▶ _Problem details_
Take the material below and extract the lines from the one with "Reproduce this chart" through the one with "XAxis, YAxis, ReferenceLine", word for word, without pictures.

[Code that draws figures]

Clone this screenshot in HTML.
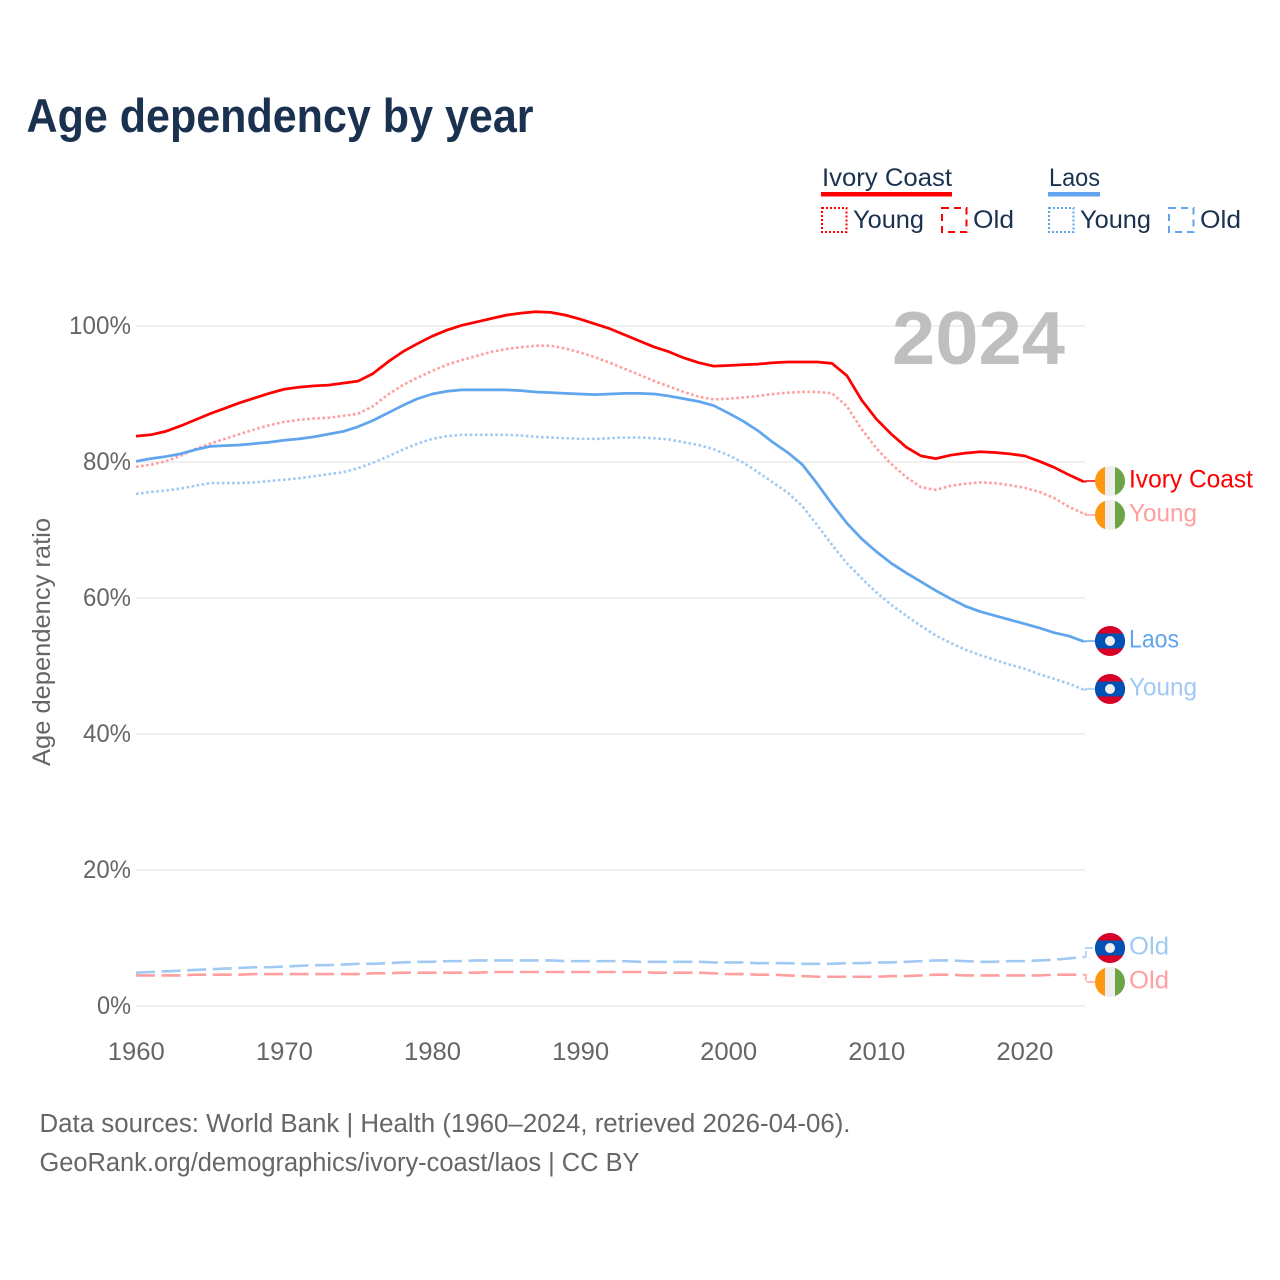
<!DOCTYPE html>
<html lang="en">
<head>
<meta charset="utf-8">
<title>Age dependency by year</title>
<style>
html,body{margin:0;padding:0;background:#fff;width:1280px;height:1280px;overflow:hidden}
svg{display:block}
text{font-family:"Liberation Sans",sans-serif}
</style>
</head>
<body>
<svg id="chart" xmlns="http://www.w3.org/2000/svg" width="1280" height="1280" viewBox="0 0 1280 1280">
  <rect x="0" y="0" width="1280" height="1280" fill="#ffffff"/>
  <text x="26.500" y="132" font-size="47" font-weight="700" fill="#1a3250" textLength="507" lengthAdjust="spacingAndGlyphs">Age dependency by year</text>

  <g>
    <text x="822" y="186" font-size="25" fill="#1a3250" textLength="130" lengthAdjust="spacingAndGlyphs">Ivory Coast</text>
    <rect x="821" y="192" width="131" height="4.5" fill="#ff0000"/>
    <rect x="822" y="208" width="24.500" height="24" fill="none" stroke="#ff0000" stroke-width="2" stroke-dasharray="2 2"/>
    <text x="853" y="228" font-size="25" fill="#1a3250" textLength="71" lengthAdjust="spacingAndGlyphs">Young</text>
    <rect x="942" y="208" width="24.500" height="24" fill="none" stroke="#ff0000" stroke-width="2" stroke-dasharray="7 5"/>
    <text x="973" y="228" font-size="25" fill="#1a3250" textLength="41" lengthAdjust="spacingAndGlyphs">Old</text>

    <text x="1049" y="186" font-size="25" fill="#1a3250" textLength="51" lengthAdjust="spacingAndGlyphs">Laos</text>
    <rect x="1048" y="192" width="52" height="4.5" fill="#60a5ee"/>
    <rect x="1049" y="208" width="24.500" height="24" fill="none" stroke="#60a5ee" stroke-width="2" stroke-dasharray="2 2"/>
    <text x="1080" y="228" font-size="25" fill="#1a3250" textLength="71" lengthAdjust="spacingAndGlyphs">Young</text>
    <rect x="1169" y="208" width="24.500" height="24" fill="none" stroke="#60a5ee" stroke-width="2" stroke-dasharray="7 5"/>
    <text x="1200" y="228" font-size="25" fill="#1a3250" textLength="41" lengthAdjust="spacingAndGlyphs">Old</text>
  </g>

  <g id="grid"></g>
  <text x="978.500" y="364" text-anchor="middle" font-size="75" font-weight="700" fill="#bfbfbf" textLength="173" lengthAdjust="spacingAndGlyphs">2024</text>
  <g id="yticks"></g>
  <g id="xticks"></g>
  <text transform="translate(50,642) rotate(-90)" text-anchor="middle" font-size="25" fill="#666666" textLength="248" lengthAdjust="spacingAndGlyphs">Age dependency ratio</text>
  <g id="series"></g>
  <g id="endlabels"></g>

  <text x="39.500" y="1132" font-size="25.500" fill="#666666" textLength="811" lengthAdjust="spacingAndGlyphs">Data sources: World Bank | Health (1960–2024, retrieved 2026-04-06).</text>
  <text x="39.500" y="1171" font-size="25.500" fill="#666666" textLength="600" lengthAdjust="spacingAndGlyphs">GeoRank.org/demographics/ivory-coast/laos | CC BY</text>
</svg>

<script>
const years = [1960,1961,1962,1963,1964,1965,1966,1967,1968,1969,1970,1971,1972,1973,1974,1975,1976,1977,1978,1979,1980,1981,1982,1983,1984,1985,1986,1987,1988,1989,1990,1991,1992,1993,1994,1995,1996,1997,1998,1999,2000,2001,2002,2003,2004,2005,2006,2007,2008,2009,2010,2011,2012,2013,2014,2015,2016,2017,2018,2019,2020,2021,2022,2023,2024];
const ivoryTotal = [83.8,84.0,84.5,85.3,86.2,87.1,87.9,88.7,89.4,90.1,90.7,91.0,91.2,91.3,91.6,91.9,93.0,94.7,96.2,97.4,98.5,99.4,100.1,100.6,101.1,101.6,101.9,102.1,102.0,101.6,101.0,100.3,99.6,98.7,97.8,96.9,96.2,95.3,94.6,94.1,94.2,94.3,94.4,94.6,94.7,94.7,94.7,94.5,92.7,89.1,86.3,84.1,82.2,80.9,80.5,81.0,81.3,81.5,81.4,81.2,80.9,80.1,79.2,78.1,77.1];
const ivoryYoung = [79.3,79.6,80.1,80.9,81.9,82.7,83.4,84.1,84.8,85.4,85.9,86.2,86.4,86.5,86.8,87.1,88.2,89.9,91.3,92.4,93.4,94.3,95.0,95.6,96.2,96.6,96.9,97.1,97.1,96.7,96.1,95.4,94.6,93.7,92.8,91.9,91.1,90.3,89.6,89.2,89.3,89.5,89.7,90.0,90.2,90.3,90.3,90.1,88.2,84.8,82.0,79.7,77.8,76.3,75.9,76.5,76.8,77.0,76.9,76.6,76.2,75.6,74.7,73.4,72.4];
const ivoryOld = [4.5,4.5,4.5,4.5,4.6,4.6,4.6,4.6,4.7,4.7,4.7,4.7,4.7,4.7,4.7,4.7,4.8,4.8,4.9,4.9,4.9,4.9,4.9,4.9,5.0,5.0,5.0,5.0,5.0,5.0,5.0,5.0,5.0,5.0,5.0,4.9,4.9,4.9,4.9,4.8,4.7,4.7,4.6,4.6,4.5,4.4,4.3,4.3,4.3,4.3,4.3,4.4,4.4,4.5,4.6,4.6,4.5,4.5,4.5,4.5,4.5,4.5,4.6,4.6,4.6];
const laosTotal = [80.1,80.5,80.8,81.2,81.8,82.3,82.4,82.5,82.7,82.9,83.2,83.4,83.7,84.1,84.5,85.2,86.1,87.2,88.3,89.3,90.0,90.4,90.6,90.6,90.6,90.6,90.5,90.3,90.2,90.1,90.0,89.9,90.0,90.1,90.1,90.0,89.7,89.3,88.9,88.3,87.2,86.0,84.6,82.9,81.4,79.6,76.8,73.8,71.0,68.7,66.8,65.1,63.7,62.4,61.1,59.9,58.8,58.0,57.4,56.8,56.2,55.6,54.9,54.4,53.6];
const laosYoung = [75.3,75.6,75.8,76.1,76.5,76.9,76.9,76.9,77.0,77.2,77.4,77.6,77.9,78.2,78.5,79.1,79.9,80.8,81.8,82.7,83.4,83.8,84.0,84.0,84.0,84.0,83.9,83.7,83.6,83.5,83.4,83.4,83.5,83.6,83.6,83.5,83.3,82.9,82.5,81.9,81.0,79.9,78.5,77.0,75.5,73.5,70.7,67.8,65.1,62.9,60.8,59.0,57.4,55.9,54.5,53.4,52.4,51.6,50.9,50.2,49.6,48.8,48.1,47.4,46.5];
const laosOld = [4.9,5.0,5.1,5.2,5.3,5.4,5.5,5.6,5.7,5.7,5.8,5.9,6.0,6.0,6.1,6.2,6.2,6.3,6.4,6.5,6.5,6.6,6.6,6.7,6.7,6.7,6.7,6.7,6.7,6.6,6.6,6.6,6.6,6.6,6.5,6.5,6.5,6.5,6.5,6.4,6.4,6.4,6.3,6.3,6.3,6.2,6.2,6.2,6.3,6.3,6.4,6.4,6.5,6.6,6.7,6.7,6.6,6.5,6.5,6.6,6.6,6.7,6.8,7.0,7.2];
const xTickValues = [1960,1970,1980,1990,2000,2010,2020];
const yTickValues = [0,20,40,60,80,100];

const SVG_NS = 'http://www.w3.org/2000/svg';
function scaleX(year){ return 136 + (year - 1960) * 14.81; }
function scaleY(pct){ return 1006 - pct * 6.8; }

function make(tag, attrs, parent){
  const el = document.createElementNS(SVG_NS, tag);
  for (const k in attrs) el.setAttribute(k, attrs[k]);
  parent.appendChild(el);
  return el;
}

const gridGroup = document.getElementById('grid');
const yTickGroup = document.getElementById('yticks');
const xTickGroup = document.getElementById('xticks');
const seriesGroup = document.getElementById('series');
const labelGroup = document.getElementById('endlabels');

yTickValues.forEach(function(v){
  const line = make('line', {x1:136, x2:1085, y1:scaleY(v), y2:scaleY(v), stroke:'#f0f0f0', 'stroke-width':2}, gridGroup);
  
  
  const s = v + '%';
  const t = make('text', {x:131, y:scaleY(v)+8, 'text-anchor':'end', 'font-size':25, fill:'#666666', textLength:(s.length-1)*14+20, lengthAdjust:'spacingAndGlyphs'}, yTickGroup);
  t.textContent = s;
  
  
});

xTickValues.forEach(function(v){
  const t = make('text', {x:scaleX(v)+0.300, y:1060, 'text-anchor':'middle', 'font-size':25, fill:'#666666', textLength:57, lengthAdjust:'spacingAndGlyphs'}, xTickGroup);
  t.textContent = String(v);
  
  
});

function drawLine(values, color, width, dash, name){
  const d = values.map(function(v, i){
    return (i ? 'L' : 'M') + scaleX(years[i]).toFixed(2) + ' ' + scaleY(v).toFixed(2);
  }).join(' ');
  const attrs = {d:d, fill:'none', stroke:color, 'stroke-width':width, 'stroke-linejoin':'round'};
  if (dash) attrs['stroke-dasharray'] = dash;
  const p = make('path', attrs, seriesGroup);
  
  
}

const RED = '#ff0000', BLUE = '#60a5ee', PALE_RED = '#ff9f9f', PALE_BLUE = '#a0c9f4';
const DOT = '2.6 2.5', DASH = '19 6.6';

drawLine(ivoryOld, PALE_RED, 2.6, DASH, 'line-ivory-coast-old');
drawLine(laosOld, PALE_BLUE, 2.6, DASH, 'line-laos-old');
drawLine(laosYoung, PALE_BLUE, 2.6, DOT, 'line-laos-young');
drawLine(ivoryYoung, PALE_RED, 2.6, DOT, 'line-ivory-coast-young');
drawLine(laosTotal, BLUE, 2.75, null, 'line-laos-total');
drawLine(ivoryTotal, RED, 2.75, null, 'line-ivory-coast-total');

function drawFlag(kind, cx, cy, name){
  const g = make('g', {}, labelGroup);
  
  
  const r = 15;
  make('circle', {cx:cx, cy:cy, r:r, fill: kind === 'ivory' ? '#eeeeee' : '#d80027'}, g);
  if (kind === 'ivory') {
    make('path', {d:'M'+(cx-5)+' '+(cy-14.14)+' A15 15 0 0 0 '+(cx-5)+' '+(cy+14.14)+' Z', fill:'#ff9811'}, g);
    make('path', {d:'M'+(cx+5)+' '+(cy-14.14)+' A15 15 0 0 1 '+(cx+5)+' '+(cy+14.14)+' Z', fill:'#6da544'}, g);
  } else {
    const h = 7.5, w = Math.sqrt(r*r - h*h);
    make('path', {d:'M'+(cx-w)+' '+(cy-h)+' L'+(cx+w)+' '+(cy-h)+' A15 15 0 0 1 '+(cx+w)+' '+(cy+h)+' L'+(cx-w)+' '+(cy+h)+' A15 15 0 0 1 '+(cx-w)+' '+(cy-h)+' Z', fill:'#0052b4'}, g);
    make('circle', {cx:cx, cy:cy, r:5, fill:'#eeeeee'}, g);
  }
}

function drawEndLabel(values, labelOffset, kind, text, color, textWidth, dash, name){
  const x0 = scaleX(years[years.length - 1]);
  const y0 = scaleY(values[values.length - 1]);
  const y1 = Math.round(y0 + labelOffset);
  const attrs = {d:'M'+x0+' '+y0+' L'+(x0+2)+' '+y0+' L'+(x0+2)+' '+y1+' L1095 '+y1, fill:'none', stroke:color, 'stroke-width':1.500};
  if (dash) attrs['stroke-dasharray'] = dash;
  const c = make('path', attrs, labelGroup);
  
  
  drawFlag(kind, 1110, y1, name + '-flag');
  const t = make('text', {x:1129, y:y1+6.5, 'font-size':25, fill:color, textLength:textWidth, lengthAdjust:'spacingAndGlyphs'}, labelGroup);
  t.textContent = text;
  
  
}

drawEndLabel(ivoryTotal, -0.500, 'ivory', 'Ivory Coast', RED, 124, null, 'end-ivory-coast-total');
drawEndLabel(ivoryYoung, 1, 'ivory', 'Young', PALE_RED, 68, null, 'end-ivory-coast-young');
drawEndLabel(laosTotal, -0.500, 'laos', 'Laos', BLUE, 50, null, 'end-laos-total');
drawEndLabel(laosYoung, -0.500, 'laos', 'Young', PALE_BLUE, 68, null, 'end-laos-young');
drawEndLabel(laosOld, -9, 'laos', 'Old', PALE_BLUE, 40, '8 2', 'end-laos-old');
drawEndLabel(ivoryOld, 7, 'ivory', 'Old', PALE_RED, 40, '8 2', 'end-ivory-coast-old');
</script>
</body>
</html>
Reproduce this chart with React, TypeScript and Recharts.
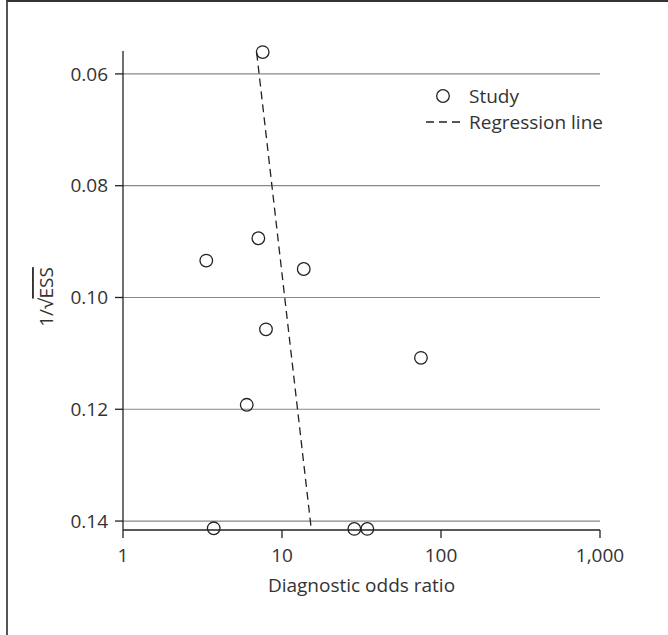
import { ScatterChart, Scatter, XAxis, YAxis, ReferenceLine } from 'recharts';

const studyOR = [7.56, 7.1, 3.34, 13.7, 7.93, 74.8, 6.0, 3.72, 28.5, 34.4];
const studyInvSqrtESS = [0.0561, 0.0894, 0.0934, 0.0949, 0.1057, 0.1108, 0.1192, 0.1413, 0.1414, 0.1414];
const regressionOR = [6.93, 15.3];
const regressionInvSqrtESS = [0.0562, 0.1416];
const xTicks = [1, 10, 100, 1000];
const yTicks = [0.06, 0.08, 0.1, 0.12, 0.14];

const studies = studyOR.map((x, i) => ({ x, y: studyInvSqrtESS[i] }));
const regression = regressionOR.map((x, i) => ({ x, y: regressionInvSqrtESS[i] }));

const FONT = '"Open Sans", "Noto Sans", sans-serif';
const TEXT = '#333';
const FS = 19;

const OpenCircle = (props: any) => (
  <circle cx={props.cx} cy={props.cy} r={6.3} fill="none" stroke="#222" strokeWidth={1.3} />
);

// legend sits inside the plot, so it is laid over the chart instead of taking space from it
const LegendBox = () => (
  <div
    style={{
      position: 'absolute',
      left: 424,
      top: 83,
      fontFamily: FONT,
      fontSize: FS,
      color: TEXT,
      lineHeight: '26px',
    }}
  >
    <div style={{ display: 'flex', alignItems: 'center' }}>
      <svg width={45} height={16}>
        <circle cx={19} cy={8} r={6.3} fill="none" stroke="#222" strokeWidth={1.3} />
      </svg>
      <span>Study</span>
    </div>
    <div style={{ display: 'flex', alignItems: 'center' }}>
      <svg width={45} height={16}>
        <line x1={2} y1={8} x2={36} y2={8} stroke="#222" strokeWidth={1.3} strokeDasharray="8 5" />
      </svg>
      <span>Regression line</span>
    </div>
  </div>
);

export default function App() {
  return (
    <div style={{ position: 'fixed', left: 0, top: 0, width: 668, height: 635, background: '#fff' }}>
      <div
        style={{
          position: 'absolute',
          left: 6,
          top: 0,
          width: 680,
          height: 650,
          borderLeft: '2px solid #555',
          borderTop: '2px solid #333',
        }}
      />
      <ScatterChart
        width={668}
        height={635}
        margin={{ top: 51, right: 68, bottom: 45, left: 63 }}
        style={{ fontFamily: FONT, position: 'absolute', left: 0, top: 0 }}
      >
        <XAxis
          type="number"
          dataKey="x"
          scale="log"
          domain={[1, 1000]}
          ticks={xTicks}
          height={60}
          tickSize={8}
          tickMargin={11}
          tickFormatter={(v: number) => v.toLocaleString('en-US')}
          tick={{ fill: TEXT, fontSize: FS }}
          axisLine={{ stroke: '#222', strokeWidth: 1.3 }}
          tickLine={{ stroke: '#222', strokeWidth: 1.3 }}
          label={{
            content: () => (
              <text x={361.5} y={585} textAnchor="middle" dominantBaseline="central" fill={TEXT} fontSize={FS}>
                Diagnostic odds ratio
              </text>
            ),
          }}
        />
        <YAxis
          type="number"
          dataKey="y"
          reversed
          domain={[0.0559, 0.1416]}
          ticks={yTicks}
          width={60}
          tickSize={8}
          tickMargin={7}
          tickFormatter={(v: number) => v.toFixed(2)}
          tick={{ fill: TEXT, fontSize: FS }}
          axisLine={{ stroke: '#222', strokeWidth: 1.3 }}
          tickLine={{ stroke: '#222', strokeWidth: 1.3 }}
          label={{
            content: () => (
              <text
                transform="translate(46,297) rotate(-90)"
                textAnchor="middle"
                dominantBaseline="central"
                fill={TEXT}
                fontSize={FS}
              >
                1/√<tspan style={{ textDecoration: 'overline' }}>ESS</tspan>
              </text>
            ),
          }}
        />
        {yTicks.map((t) => (
          <ReferenceLine key={t} y={t} stroke="#888" strokeWidth={1.2} />
        ))}
        <Scatter
          data={regression}
          line={{ stroke: '#222', strokeWidth: 1.3, strokeDasharray: '8 5' }}
          shape={() => <g />}
          isAnimationActive={false}
          legendType="none"
        />
        <Scatter data={studies} shape={OpenCircle} isAnimationActive={false} />
      </ScatterChart>
      <LegendBox />
    </div>
  );
}
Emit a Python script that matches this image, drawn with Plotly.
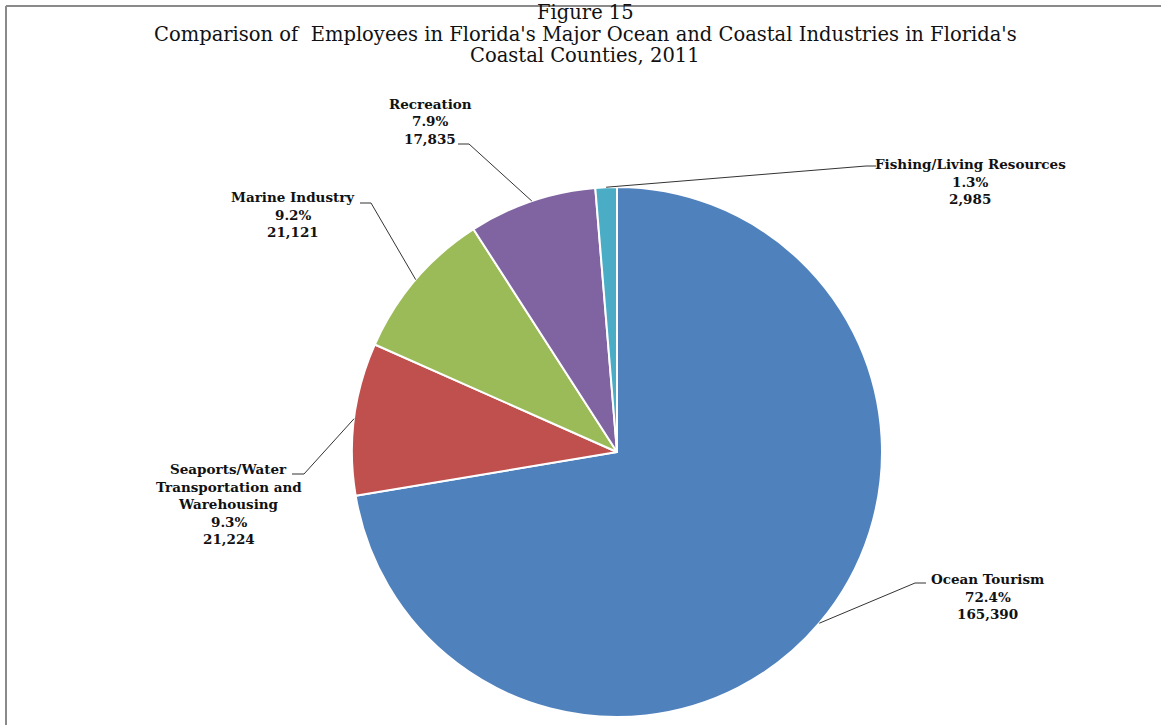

▶ _Complete output_
Reproduce this chart with React, TypeScript and Recharts.
import { ScatterChart, Scatter, XAxis, YAxis, ReferenceLine } from 'recharts';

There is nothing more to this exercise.